Photography is really just the last stop off point in the creative odyssey of Taryn Simon. The product of vast amounts of research, her work investigates big topics such as the production and dissemination of knowledge as well as the media’s assistance in creating complex and often contradictory meaning in the world. She examines this through her integrated use of photography, text and graphic design.

Tracing the evolution of her practice from 2002, this publication – released to coincide with her current exhibition Rear Views, A Star-forming Nebula, and the Office of Foreign Propaganda, at Jeu de Paume in Paris – pulls together the American artist’s key bodies of work to date. Simon first came to fame with her series, The Innocents, which through documentation attempted to unravel the stories of men who served time in prison for crimes that they did not commit.

With great acuity and intelligence, Simon made portraits at sites with special significance to these individuals: either the place where the men were arrested or misidentified, or the scene of the crime or alibi. The work questions both visual memory and photography’s inability to act as a credible eyewitness.

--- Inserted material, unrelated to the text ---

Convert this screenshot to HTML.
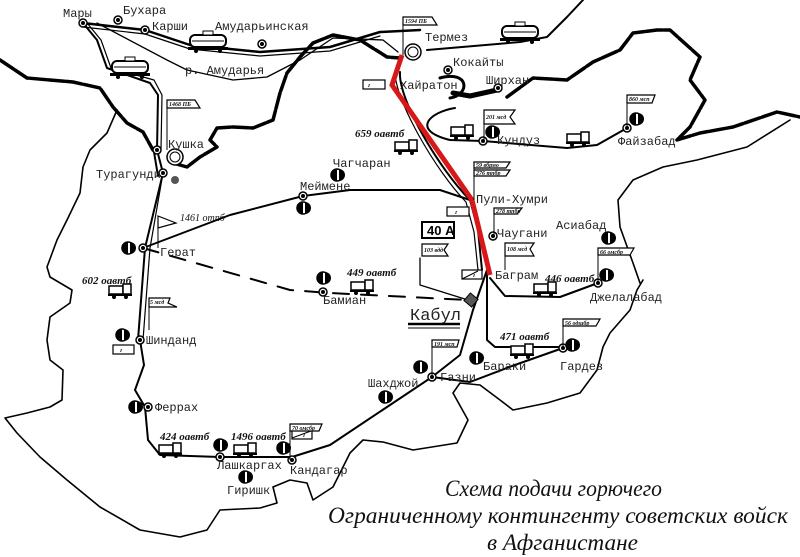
<!DOCTYPE html>
<html><head><meta charset="utf-8"><style>
html,body{margin:0;padding:0;background:#fff;}
svg{display:block;}
.t{font-family:"Liberation Mono","DejaVu Sans Mono",monospace;font-size:12px;fill:#222;}
.b{font-family:"Liberation Serif",serif;font-style:italic;font-weight:bold;font-size:11px;fill:#111;}
.s{font-family:"Liberation Serif",serif;font-style:italic;font-weight:bold;font-size:6px;fill:#111;}
.ti{font-family:"Liberation Serif",serif;font-style:italic;font-size:23px;fill:#111;}
</style></head><body>
<svg width="800" height="557" viewBox="0 0 800 557" xmlns="http://www.w3.org/2000/svg">
<defs>
<g id="f"><circle r="6" fill="#fff" stroke="#000" stroke-width="1.5"/><path d="M0,-6 A6,6 0 0 0 0,6 Z" fill="#000"/><path d="M2,-6 A6,6 0 0 1 2,6 Z" fill="#000"/></g>
<g id="d"><circle r="4" fill="#fff" stroke="#000" stroke-width="1.5"/><circle r="2" fill="#000"/></g>
<g id="tr"><rect x="-11" y="-6" width="14" height="8" fill="#fff" stroke="#000" stroke-width="1.5"/><rect x="3" y="-8" width="8" height="10" fill="#fff" stroke="#000" stroke-width="1.5"/><rect x="-12" y="2" width="24" height="2" fill="#000"/><circle cx="-6" cy="5" r="2"/><circle cx="6" cy="5" r="2"/></g>
<g id="tk"><rect x="-18" y="-7" width="36" height="12" rx="5" fill="#fff" stroke="#000" stroke-width="2"/><line x1="-16" y1="-1" x2="16" y2="-1" stroke="#000"/><rect x="-5" y="-11" width="10" height="4" fill="#fff" stroke="#000"/><rect x="-20" y="5" width="40" height="3" fill="#000"/><circle cx="-12" cy="9" r="2"/><circle cx="12" cy="9" r="2"/></g>
</defs>
<g fill="none" stroke="#000" stroke-linejoin="round" stroke-linecap="round">
<!-- thick borders -->
<path stroke-width="3.5" stroke-dasharray="16 2" d="M0,60 L27,78 L73,82 L100,88 L113,107 L127,123 L143,132 L153,150"/>
<path stroke-width="3.5" stroke-dasharray="16 2" d="M173,163 L187,167 L200,157 L217,147 L210,140 L217,128 L233,127 L253,128 L273,120 L280,93 L287,73 L300,57 L313,43 L333,35 L360,40 L387,57 L400,58"/>
<path stroke-width="3.5" stroke-dasharray="16 2" d="M507,97 L533,78 L567,80 L593,62 L620,50 L633,33 L657,30 L670,30 L700,57 L690,80 L705,100 L690,127 L677,140 L700,133 L733,127 L777,112 L800,117"/>
<path stroke-width="5" d="M453,93 L470,96 L497,90"/>
<path stroke-width="3" d="M440,78 C470,70 470,95 450,98"/>
<!-- thin borders -->
<path stroke-width="1.6" d="M117,110 L107,133 L90,150 L83,167 L80,193 L67,220 L57,240 L47,267 L50,277 L72,290 L70,303 L50,317 L47,340 L50,360 L63,370 L62,400 L50,407 L27,413 L5,418 L17,433 L40,457 L67,480 L100,507 L140,530 L180,537 L207,530 L220,510 L260,508 L277,503 L273,487 L290,480 L307,483 L313,500 L333,487 L350,453 L363,440 L383,442 L413,450 L457,443 L468,420 L453,393 L460,383 L480,385 L500,400 L513,410 L547,403 L580,393 L597,370 L603,347 L610,333 L630,310 L637,290 L643,280"/>
<path stroke-width="1.6" d="M640,283 L633,263 L620,227 L618,200 L633,180 L663,167 L697,160 L747,147 L790,120"/>
<!-- rails / river -->
<path stroke-width="2.5" d="M83,23 L145,30 L190,45 L260,52 L330,47 L380,32 L420,30"/>
<path stroke-width="1.2" d="M83,27 L145,34 L190,49 L260,56 L330,51 L380,36"/>
<path stroke-width="1.3" d="M97,23 L167,60 L187,70 L233,80 L267,77 L300,60 L333,38 L383,40 L398,52"/>
<path stroke-width="2" d="M583,0 L567,17 L547,37 L520,42 L427,50"/>
<path stroke-width="2" d="M83,23 L97,40 L107,68 L150,83 L158,95 L157,150"/>
<path stroke-width="1.2" d="M87,23 L101,40 L111,68 L154,80 L162,95 L161,150"/>
<!-- Kushka-Herat-Shindand double -->
<path stroke-width="2" d="M157,150 L163,173 L145,248 L138,340"/>
<path stroke-width="1.2" d="M163,173 L150,248 L143,340"/>
<path stroke-width="2" d="M154,152 L158,176"/>
<!-- roads -->
<path stroke-width="2" d="M140,340 L144,365 L135,390 L145,407 L148,440 L160,455 L220,457 L292,457 L330,445 L390,405 L432,377 L460,355 L473,310 L487,270"/>
<path stroke-width="2" d="M143,248 L230,215 L303,196 L350,190 L440,190 L470,200"/>
<path stroke-width="2" d="M432,377 L470,382 L512,366 L563,348"/>
<path stroke-width="2" d="M487,272 L487,340 L495,347 L563,347"/>
<path stroke-width="2" d="M490,278 L505,296 L560,297 L598,283"/>
<path stroke-width="2" d="M455,108 C430,112 410,130 450,140 L483,141 L567,148 L597,145 L627,128"/>
<path stroke-width="2" d="M400,72 C398,100 440,170 470,200 L478,230 L482,270"/>
<path stroke-width="1.2" d="M395,72 C395,100 435,170 466,202 L474,232 L478,270"/>
<path stroke-width="2" stroke-dasharray="16 12" d="M143,248 L290,290 L330,293 L468,300"/>
<path stroke-width="1.3" d="M420,258 L420,285 L468,300"/>
</g>
<!-- red supply line -->
<path d="M402,55 L392,85 L472,200 L490,275" fill="none" stroke="#d81818" stroke-width="5"/>
<!-- Kabul symbol -->
<rect x="466" y="295" width="10" height="10" transform="rotate(40 471 300)" fill="#555" stroke="#000"/>
<line x1="408" y1="324" x2="460" y2="324" stroke="#000" stroke-width="2.5"/><line x1="408" y1="328" x2="460" y2="328" stroke="#000" stroke-width="1"/>
<!-- dots -->
<g>
<use href="#d" x="83" y="23"/><use href="#d" x="118" y="20"/><use href="#d" x="145" y="30"/><use href="#d" x="262" y="44"/>
<use href="#d" x="448" y="70"/><use href="#d" x="498" y="88"/><use href="#d" x="157" y="150"/><use href="#d" x="163" y="173"/>
<use href="#d" x="303" y="196"/><use href="#d" x="143" y="248"/><use href="#d" x="140" y="340"/><use href="#d" x="148" y="407"/>
<use href="#d" x="220" y="457"/><use href="#d" x="292" y="460"/><use href="#d" x="432" y="377"/><use href="#d" x="563" y="348"/>
<use href="#d" x="598" y="283"/><use href="#d" x="483" y="141"/><use href="#d" x="627" y="128"/><use href="#d" x="323" y="292"/><use href="#d" x="493" y="236"/>
</g>
<circle cx="413" cy="52" r="8" fill="#fff" stroke="#000" stroke-width="1.5"/><circle cx="413" cy="52" r="5" fill="#fff" stroke="#000"/>
<circle cx="175" cy="157" r="8" fill="#fff" stroke="#000" stroke-width="1.5"/><circle cx="175" cy="157" r="5" fill="#fff" stroke="#000"/>
<circle cx="175" cy="180" r="4" fill="#555"/>
<!-- fuel symbols -->
<g>
<use href="#f" x="337" y="175"/><use href="#f" x="303" y="208"/><use href="#f" x="128" y="248"/><use href="#f" x="122" y="335"/>
<use href="#f" x="135" y="407"/><use href="#f" x="220" y="445"/><use href="#f" x="245" y="477"/><use href="#f" x="283" y="448"/>
<use href="#f" x="323" y="278"/><use href="#f" x="385" y="397"/><use href="#f" x="420" y="367"/><use href="#f" x="476" y="358"/>
<use href="#f" x="572" y="345"/><use href="#f" x="606" y="275"/><use href="#f" x="608" y="238"/><use href="#f" x="636" y="119"/><use href="#f" x="492" y="132"/>
</g>
<!-- tanks & trucks -->
<use href="#tk" x="130" y="68"/><use href="#tk" x="208" y="42"/><use href="#tk" x="520" y="33"/>
<use href="#tr" x="406" y="148"/><use href="#tr" x="120" y="292"/><use href="#tr" x="362" y="288"/><use href="#tr" x="462" y="133"/>
<use href="#tr" x="578" y="140"/><use href="#tr" x="545" y="290"/><use href="#tr" x="522" y="352"/><use href="#tr" x="170" y="451"/><use href="#tr" x="245" y="451"/>
<!-- boxes & flags -->
<g fill="#fff" stroke="#000" stroke-width="1.2">
<rect x="363" y="80" width="22" height="9"/><rect x="113" y="345" width="21" height="9"/><rect x="447" y="207" width="22" height="9"/>
<rect x="422" y="222" width="32" height="16" stroke-width="2"/><rect x="462" y="270" width="20" height="9"/><rect x="292" y="430" width="20" height="9"/>
<path d="M167,100 H195 L200,108 H167 Z"/><path d="M403,17 H432 L437,25 H403 Z"/>
<path d="M422,244 H448 L444,250 L448,256 H422 Z"/>
<path d="M484,110 H515 L510,117 L515,124 H484 Z"/><path d="M627,95 H655 L652,103 H627 Z"/>
<path d="M474,162 H510 L506,168 H474 Z"/><path d="M474,170 H510 L506,176 H474 Z"/><path d="M494,208 H522 L517,214 H494 Z"/>
<path d="M505,243 H534 L530,249 L534,256 H505 Z"/><path d="M598,248 H634 L630,255 H598 Z"/><path d="M563,319 H600 L596,326 H563 Z"/>
<path d="M432,340 H459 L457,347 H432 Z"/><path d="M290,424 H322 L319,431 H290 Z"/><path d="M149,298 H170 L168,303 L177,307 H149 Z"/>
<path d="M158,216 L176,223 L158,228 Z"/>
</g>
<g stroke="#000" stroke-width="1">
<line x1="167" y1="100" x2="167" y2="150"/><line x1="403" y1="17" x2="403" y2="55"/><line x1="484" y1="110" x2="484" y2="140"/>
<line x1="627" y1="95" x2="627" y2="128"/><line x1="474" y1="162" x2="474" y2="200"/><line x1="494" y1="208" x2="494" y2="236"/>
<line x1="505" y1="243" x2="505" y2="270"/><line x1="598" y1="248" x2="598" y2="283"/><line x1="563" y1="319" x2="563" y2="348"/>
<line x1="432" y1="340" x2="432" y2="377"/><line x1="290" y1="424" x2="290" y2="460"/><line x1="149" y1="298" x2="149" y2="330"/><line x1="158" y1="216" x2="158" y2="248"/>
<line x1="292" y1="438" x2="311" y2="431"/><line x1="462" y1="279" x2="478" y2="271"/>
</g>
<g class="s">
<text x="169" y="106">1468 ПБ</text><text x="405" y="23">1594 ПБ</text><text x="368" y="87">г</text><text x="120" y="352">г</text><text x="455" y="214">г</text>
<text x="303" y="437">г</text><text x="473" y="277">г</text>
<text x="486" y="119">201 мсд</text><text x="629" y="101">860 мсп</text><text x="476" y="167">59 вбрмо</text><text x="476" y="175">276 тпбр</text>
<text x="496" y="213">278 тпбр</text><text x="507" y="251">108 мсд</text><text x="600" y="254">66 омсбр</text><text x="565" y="325">56 одшбр</text>
<text x="434" y="346">191 мсп</text><text x="292" y="430">70 омсбр</text><text x="150" y="304">5 мсд</text><text x="424" y="252">103 вдд</text>
</g>
<text x="427" y="235" font-family="Liberation Sans,sans-serif" font-size="13" font-weight="bold">40 А</text>
<g class="t">
<text x="63" y="17">Мары</text><text x="123" y="14">Бухара</text><text x="152" y="30">Карши</text><text x="215" y="30">Амударьинская</text>
<text x="185" y="74">р. Амударья</text><text x="425" y="41">Термез</text><text x="453" y="66">Кокайты</text><text x="486" y="84">Ширхан</text>
<text x="400" y="89">Хайратон</text><text x="168" y="148">Кушка</text><text x="96" y="178">Турагунди</text><text x="333" y="167">Чагчаран</text>
<text x="300" y="190">Меймене</text><text x="160" y="256">Герат</text><text x="476" y="203">Пули-Хумри</text><text x="497" y="237">Чаугани</text>
<text x="556" y="229">Асиабад</text><text x="495" y="279">Баграм</text><text x="590" y="301">Джелалабад</text><text x="323" y="304">Бамиан</text>
<text x="146" y="344">Шинданд</text><text x="155" y="411">Феррах</text><text x="217" y="469">Лашкаргах</text><text x="227" y="494">Гиришк</text>
<text x="290" y="474">Кандагар</text><text x="368" y="387">Шахджой</text><text x="440" y="381">Газни</text><text x="483" y="370">Бараки</text>
<text x="560" y="370">Гардез</text><text x="497" y="144">Кундуз</text><text x="618" y="145">Файзабад</text>
<text x="410" y="320" font-size="17">Кабул</text>
</g>
<g class="b">
<text x="355" y="137">659 оавтб</text><text x="82" y="284">602 оавтб</text><text x="347" y="276">449 оавтб</text><text x="545" y="282">446 оавтб</text>
<text x="500" y="340">471 оавтб</text><text x="160" y="440">424 оавтб</text><text x="231" y="440">1496 оавтб</text>
<text x="180" y="221" font-weight="normal" font-size="10">1461 отпб</text>
</g>
<g class="ti">
<text x="445" y="496" textLength="217" lengthAdjust="spacingAndGlyphs">Схема подачи горючего</text>
<text x="328" y="523" textLength="460" lengthAdjust="spacingAndGlyphs">Ограниченному контингенту советских войск</text>
<text x="487" y="550" textLength="151" lengthAdjust="spacingAndGlyphs">в Афганистане</text>
</g>
</svg>
</body></html>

Since then, she has honed her own unique brand of conceptualism, applying photography as a formula more so than a form. As such, the book also includes her tremendous Contraband, Image Atlas, An American index of the Hidden and Unfamiliar and of course the highly-celebrated A Living Man Declared Dead and Other Chapters. The latter, searing in its study of bloodlines and their related stories, takes in everything from genocide victims in Bosnia and test rabbits infected with a lethal virus in Australia, to the first woman to hijack an aircraft.

Going deep into a subject but crucially shooting at a cool distance is characteristic of Simon’s approach. Also of importance is the space between images and associated text, where disorientation takes hold and ambiguity conquers the viewer. In a reflexive sense, her works provide a continual exploration of the processes of indexing, classifying and cataloguing subjects, born out of photography’s overriding impulse to create taxonomy.